The United Nations Conference on Trade and Development (UNCTAD) already has a deep body of work on investment policy, including a framework for sustainable development and an action menu on investment facilitation. UNCTAD has the experience—and the mandate from its 194 members—to develop its work on investment facilitation “through policy formulation, technical assistance and consensus-building.” Would it not make sense to set up a new cooperation structure there?
What if the FIFD proposal moves forward?
The ministers who signed the FIFD statement guarantee that “discussions shall not address market access, investment protection, and investor–state dispute settlement,” and that “the right of Members to regulate in order to meet their policy objectives shall be an integral part of the framework.” They also commit to designing a framework that is “flexible, adaptable, and responsive to the evolving investment facilitation priorities of Members.”
That’s the language for now—and along with the uplifting buzzwords “investment,” “facilitation” and “development,” the FIFD proposal sounds rather inoffensive.
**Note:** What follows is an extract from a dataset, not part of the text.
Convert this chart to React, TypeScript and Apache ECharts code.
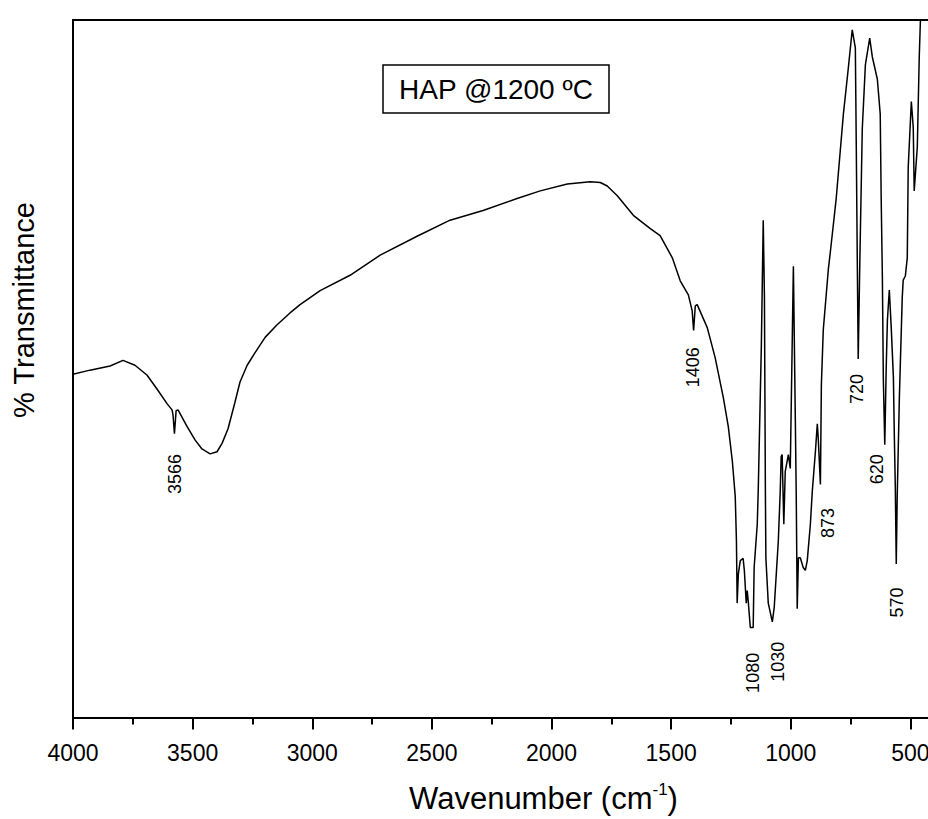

However, as Professor Lauge Poulsen once told us in an interview for Investment Treaty News,
officials in many developing countries saw [investment] treaties as little more than diplomatic tokens of goodwill, which would be important signals for foreign investors but entailed no real liabilities or legal significance. … [B]y and large, the popularity of BITs in large parts of the developing world was due to a failure to appreciate their bite.
We can learn from the very example of investment facilitation that, at the WTO, a minority can smuggle in even a widely opposed debate. If investment facilitation makes it into the WTO, it could be followed by an enhanced push by some countries for multilateral negotiations on broader negotiations on investment-related issues with greater bite—including market access, investment protection and investor–state dispute settlement. In retrospect, the FIFD initiative will not have been as inoffensive as it may seem now.